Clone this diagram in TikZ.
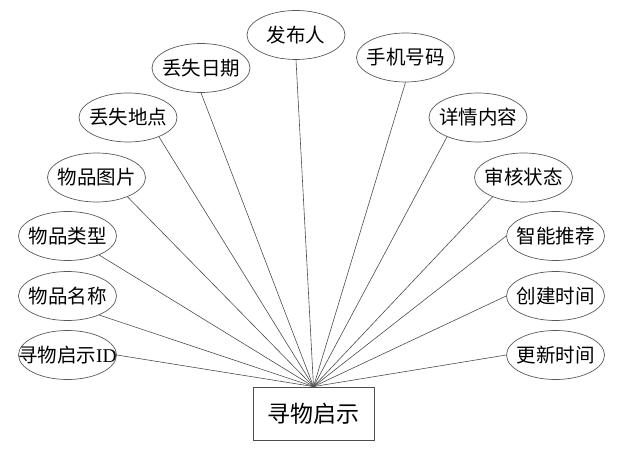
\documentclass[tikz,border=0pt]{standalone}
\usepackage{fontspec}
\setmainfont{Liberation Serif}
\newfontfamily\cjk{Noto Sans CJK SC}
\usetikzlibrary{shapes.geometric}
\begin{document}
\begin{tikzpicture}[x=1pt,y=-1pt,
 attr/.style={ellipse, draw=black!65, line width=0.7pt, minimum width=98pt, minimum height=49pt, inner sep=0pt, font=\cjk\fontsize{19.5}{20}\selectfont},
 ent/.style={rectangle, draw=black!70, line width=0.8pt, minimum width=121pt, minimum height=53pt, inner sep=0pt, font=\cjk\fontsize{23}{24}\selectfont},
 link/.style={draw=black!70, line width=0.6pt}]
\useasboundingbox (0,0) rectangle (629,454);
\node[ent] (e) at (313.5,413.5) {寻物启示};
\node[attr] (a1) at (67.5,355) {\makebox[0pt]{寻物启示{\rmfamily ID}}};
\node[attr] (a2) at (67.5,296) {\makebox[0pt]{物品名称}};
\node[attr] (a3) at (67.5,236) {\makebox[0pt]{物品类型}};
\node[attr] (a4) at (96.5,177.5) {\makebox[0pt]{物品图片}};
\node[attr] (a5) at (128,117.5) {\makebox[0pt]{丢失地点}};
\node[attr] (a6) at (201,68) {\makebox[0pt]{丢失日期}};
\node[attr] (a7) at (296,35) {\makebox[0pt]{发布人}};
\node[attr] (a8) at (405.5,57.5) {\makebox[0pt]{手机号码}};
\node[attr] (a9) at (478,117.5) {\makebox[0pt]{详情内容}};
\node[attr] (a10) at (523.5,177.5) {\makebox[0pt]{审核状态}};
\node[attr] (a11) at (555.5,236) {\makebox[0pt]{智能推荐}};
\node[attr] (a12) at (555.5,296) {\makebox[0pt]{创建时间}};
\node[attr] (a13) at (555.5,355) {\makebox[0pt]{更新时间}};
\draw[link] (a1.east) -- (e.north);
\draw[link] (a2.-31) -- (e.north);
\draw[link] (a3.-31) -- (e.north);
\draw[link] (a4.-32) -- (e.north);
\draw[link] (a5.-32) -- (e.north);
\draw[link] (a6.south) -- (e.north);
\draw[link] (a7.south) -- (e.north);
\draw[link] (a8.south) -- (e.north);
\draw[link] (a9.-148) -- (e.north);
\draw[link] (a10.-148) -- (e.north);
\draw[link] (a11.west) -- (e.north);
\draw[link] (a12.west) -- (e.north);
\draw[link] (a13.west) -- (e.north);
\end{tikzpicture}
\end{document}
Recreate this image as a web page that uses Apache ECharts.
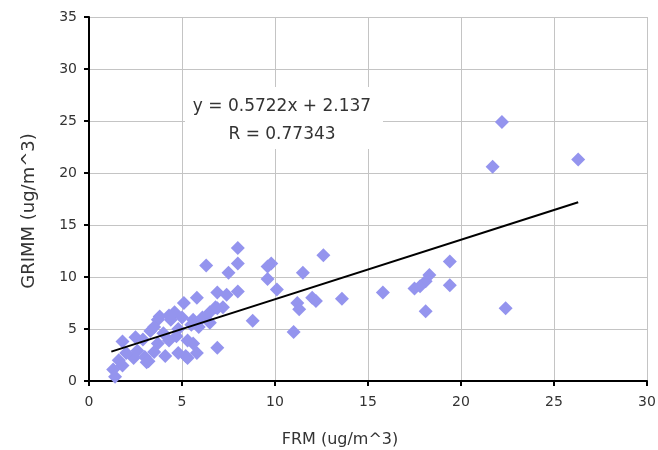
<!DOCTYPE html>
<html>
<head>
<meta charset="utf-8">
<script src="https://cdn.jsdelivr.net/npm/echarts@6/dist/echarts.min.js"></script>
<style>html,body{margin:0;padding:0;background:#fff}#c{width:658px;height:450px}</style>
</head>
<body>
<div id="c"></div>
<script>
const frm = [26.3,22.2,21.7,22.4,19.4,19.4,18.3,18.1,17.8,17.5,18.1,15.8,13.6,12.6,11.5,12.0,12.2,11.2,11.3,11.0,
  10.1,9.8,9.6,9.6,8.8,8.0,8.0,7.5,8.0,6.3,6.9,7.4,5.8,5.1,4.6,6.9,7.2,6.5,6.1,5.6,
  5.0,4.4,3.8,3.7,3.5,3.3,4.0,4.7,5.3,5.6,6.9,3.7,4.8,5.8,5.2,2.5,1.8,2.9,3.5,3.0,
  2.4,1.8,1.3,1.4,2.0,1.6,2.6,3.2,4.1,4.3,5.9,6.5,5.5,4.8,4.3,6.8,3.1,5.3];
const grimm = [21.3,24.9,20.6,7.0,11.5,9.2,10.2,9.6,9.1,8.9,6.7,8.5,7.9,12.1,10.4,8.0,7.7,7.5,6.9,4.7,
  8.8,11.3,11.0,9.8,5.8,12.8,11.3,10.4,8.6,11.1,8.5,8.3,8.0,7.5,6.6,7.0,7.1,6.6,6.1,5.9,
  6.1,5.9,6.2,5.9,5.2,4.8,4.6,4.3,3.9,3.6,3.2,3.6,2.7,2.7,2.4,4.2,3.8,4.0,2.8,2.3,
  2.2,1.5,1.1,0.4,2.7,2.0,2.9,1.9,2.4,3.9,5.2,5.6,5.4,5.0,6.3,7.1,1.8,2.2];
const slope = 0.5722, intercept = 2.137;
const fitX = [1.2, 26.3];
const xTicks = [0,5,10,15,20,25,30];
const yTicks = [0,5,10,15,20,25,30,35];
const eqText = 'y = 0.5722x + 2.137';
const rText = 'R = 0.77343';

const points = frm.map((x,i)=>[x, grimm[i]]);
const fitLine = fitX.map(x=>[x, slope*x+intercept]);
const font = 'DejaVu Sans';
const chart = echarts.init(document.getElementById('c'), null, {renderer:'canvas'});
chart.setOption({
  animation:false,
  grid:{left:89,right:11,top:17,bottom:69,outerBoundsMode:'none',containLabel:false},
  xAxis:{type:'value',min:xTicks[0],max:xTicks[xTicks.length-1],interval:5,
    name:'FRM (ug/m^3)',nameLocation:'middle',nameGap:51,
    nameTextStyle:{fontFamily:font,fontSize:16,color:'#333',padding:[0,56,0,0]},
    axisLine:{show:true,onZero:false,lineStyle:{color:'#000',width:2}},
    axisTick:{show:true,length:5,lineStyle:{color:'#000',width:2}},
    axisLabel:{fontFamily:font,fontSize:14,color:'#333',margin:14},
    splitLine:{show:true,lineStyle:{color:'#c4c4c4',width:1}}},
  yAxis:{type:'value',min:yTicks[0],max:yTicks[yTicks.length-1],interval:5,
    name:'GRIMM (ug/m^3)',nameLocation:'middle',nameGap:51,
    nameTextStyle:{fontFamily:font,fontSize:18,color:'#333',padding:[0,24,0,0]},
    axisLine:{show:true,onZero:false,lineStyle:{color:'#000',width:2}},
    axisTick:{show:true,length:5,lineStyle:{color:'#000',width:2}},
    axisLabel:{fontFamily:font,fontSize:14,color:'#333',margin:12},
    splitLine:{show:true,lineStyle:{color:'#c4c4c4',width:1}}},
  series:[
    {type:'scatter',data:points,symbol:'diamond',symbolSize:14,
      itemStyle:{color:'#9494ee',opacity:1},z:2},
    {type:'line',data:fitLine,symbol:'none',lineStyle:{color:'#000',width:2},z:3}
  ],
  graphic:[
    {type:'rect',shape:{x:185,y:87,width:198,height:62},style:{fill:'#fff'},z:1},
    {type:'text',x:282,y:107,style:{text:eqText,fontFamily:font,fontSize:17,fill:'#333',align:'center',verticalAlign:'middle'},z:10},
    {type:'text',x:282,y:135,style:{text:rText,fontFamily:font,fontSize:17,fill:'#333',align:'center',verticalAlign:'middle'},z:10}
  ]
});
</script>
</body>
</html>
▬▬▬▬▬▬▬▬▬▬
- TASK DIRECTIONS: Pictures are not part of the copy; output everything else in the records exactly.

- WRITTEN ANSWER:
Clone this diagram in TikZ.
\documentclass[tikz,border=0pt]{standalone}
\usepackage{fontspec}
\setmainfont{Liberation Serif}
\newfontfamily\cjk{Noto Sans CJK SC}
\usetikzlibrary{shapes.geometric}
\begin{document}
\begin{tikzpicture}[x=1pt,y=-1pt,
 attr/.style={ellipse, draw=black!65, line width=0.7pt, minimum width=98pt, minimum height=49pt, inner sep=0pt, font=\cjk\fontsize{19.5}{20}\selectfont},
 ent/.style={rectangle, draw=black!70, line width=0.8pt, minimum width=121pt, minimum height=53pt, inner sep=0pt, font=\cjk\fontsize{23}{24}\selectfont},
 link/.style={draw=black!70, line width=0.6pt}]
\useasboundingbox (0,0) rectangle (629,454);
\node[ent] (e) at (313.5,413.5) {寻物启示};
\node[attr] (a1) at (67.5,355) {\makebox[0pt]{寻物启示{\rmfamily ID}}};
\node[attr] (a2) at (67.5,296) {\makebox[0pt]{物品名称}};
\node[attr] (a3) at (67.5,236) {\makebox[0pt]{物品类型}};
\node[attr] (a4) at (96.5,177.5) {\makebox[0pt]{物品图片}};
\node[attr] (a5) at (128,117.5) {\makebox[0pt]{丢失地点}};
\node[attr] (a6) at (201,68) {\makebox[0pt]{丢失日期}};
\node[attr] (a7) at (296,35) {\makebox[0pt]{发布人}};
\node[attr] (a8) at (405.5,57.5) {\makebox[0pt]{手机号码}};
\node[attr] (a9) at (478,117.5) {\makebox[0pt]{详情内容}};
\node[attr] (a10) at (523.5,177.5) {\makebox[0pt]{审核状态}};
\node[attr] (a11) at (555.5,236) {\makebox[0pt]{智能推荐}};
\node[attr] (a12) at (555.5,296) {\makebox[0pt]{创建时间}};
\node[attr] (a13) at (555.5,355) {\makebox[0pt]{更新时间}};
\draw[link] (a1.east) -- (e.north);
\draw[link] (a2.-31) -- (e.north);
\draw[link] (a3.-31) -- (e.north);
\draw[link] (a4.-32) -- (e.north);
\draw[link] (a5.-32) -- (e.north);
\draw[link] (a6.south) -- (e.north);
\draw[link] (a7.south) -- (e.north);
\draw[link] (a8.south) -- (e.north);
\draw[link] (a9.-148) -- (e.north);
\draw[link] (a10.-148) -- (e.north);
\draw[link] (a11.west) -- (e.north);
\draw[link] (a12.west) -- (e.north);
\draw[link] (a13.west) -- (e.north);
\end{tikzpicture}
\end{document}
Recreate this image as a web page that uses Apache ECharts.
<!DOCTYPE html>
<html>
<head>
<meta charset="utf-8">
<script src="https://cdn.jsdelivr.net/npm/echarts@6/dist/echarts.min.js"></script>
<style>html,body{margin:0;padding:0;background:#fff}#c{width:658px;height:450px}</style>
</head>
<body>
<div id="c"></div>
<script>
const frm = [26.3,22.2,21.7,22.4,19.4,19.4,18.3,18.1,17.8,17.5,18.1,15.8,13.6,12.6,11.5,12.0,12.2,11.2,11.3,11.0,
  10.1,9.8,9.6,9.6,8.8,8.0,8.0,7.5,8.0,6.3,6.9,7.4,5.8,5.1,4.6,6.9,7.2,6.5,6.1,5.6,
  5.0,4.4,3.8,3.7,3.5,3.3,4.0,4.7,5.3,5.6,6.9,3.7,4.8,5.8,5.2,2.5,1.8,2.9,3.5,3.0,
  2.4,1.8,1.3,1.4,2.0,1.6,2.6,3.2,4.1,4.3,5.9,6.5,5.5,4.8,4.3,6.8,3.1,5.3];
const grimm = [21.3,24.9,20.6,7.0,11.5,9.2,10.2,9.6,9.1,8.9,6.7,8.5,7.9,12.1,10.4,8.0,7.7,7.5,6.9,4.7,
  8.8,11.3,11.0,9.8,5.8,12.8,11.3,10.4,8.6,11.1,8.5,8.3,8.0,7.5,6.6,7.0,7.1,6.6,6.1,5.9,
  6.1,5.9,6.2,5.9,5.2,4.8,4.6,4.3,3.9,3.6,3.2,3.6,2.7,2.7,2.4,4.2,3.8,4.0,2.8,2.3,
  2.2,1.5,1.1,0.4,2.7,2.0,2.9,1.9,2.4,3.9,5.2,5.6,5.4,5.0,6.3,7.1,1.8,2.2];
const slope = 0.5722, intercept = 2.137;
const fitX = [1.2, 26.3];
const xTicks = [0,5,10,15,20,25,30];
const yTicks = [0,5,10,15,20,25,30,35];
const eqText = 'y = 0.5722x + 2.137';
const rText = 'R = 0.77343';

const points = frm.map((x,i)=>[x, grimm[i]]);
const fitLine = fitX.map(x=>[x, slope*x+intercept]);
const font = 'DejaVu Sans';
const chart = echarts.init(document.getElementById('c'), null, {renderer:'canvas'});
chart.setOption({
  animation:false,
  grid:{left:89,right:11,top:17,bottom:69,outerBoundsMode:'none',containLabel:false},
  xAxis:{type:'value',min:xTicks[0],max:xTicks[xTicks.length-1],interval:5,
    name:'FRM (ug/m^3)',nameLocation:'middle',nameGap:51,
    nameTextStyle:{fontFamily:font,fontSize:16,color:'#333',padding:[0,56,0,0]},
    axisLine:{show:true,onZero:false,lineStyle:{color:'#000',width:2}},
    axisTick:{show:true,length:5,lineStyle:{color:'#000',width:2}},
    axisLabel:{fontFamily:font,fontSize:14,color:'#333',margin:14},
    splitLine:{show:true,lineStyle:{color:'#c4c4c4',width:1}}},
  yAxis:{type:'value',min:yTicks[0],max:yTicks[yTicks.length-1],interval:5,
    name:'GRIMM (ug/m^3)',nameLocation:'middle',nameGap:51,
    nameTextStyle:{fontFamily:font,fontSize:18,color:'#333',padding:[0,24,0,0]},
    axisLine:{show:true,onZero:false,lineStyle:{color:'#000',width:2}},
    axisTick:{show:true,length:5,lineStyle:{color:'#000',width:2}},
    axisLabel:{fontFamily:font,fontSize:14,color:'#333',margin:12},
    splitLine:{show:true,lineStyle:{color:'#c4c4c4',width:1}}},
  series:[
    {type:'scatter',data:points,symbol:'diamond',symbolSize:14,
      itemStyle:{color:'#9494ee',opacity:1},z:2},
    {type:'line',data:fitLine,symbol:'none',lineStyle:{color:'#000',width:2},z:3}
  ],
  graphic:[
    {type:'rect',shape:{x:185,y:87,width:198,height:62},style:{fill:'#fff'},z:1},
    {type:'text',x:282,y:107,style:{text:eqText,fontFamily:font,fontSize:17,fill:'#333',align:'center',verticalAlign:'middle'},z:10},
    {type:'text',x:282,y:135,style:{text:rText,fontFamily:font,fontSize:17,fill:'#333',align:'center',verticalAlign:'middle'},z:10}
  ]
});
</script>
</body>
</html>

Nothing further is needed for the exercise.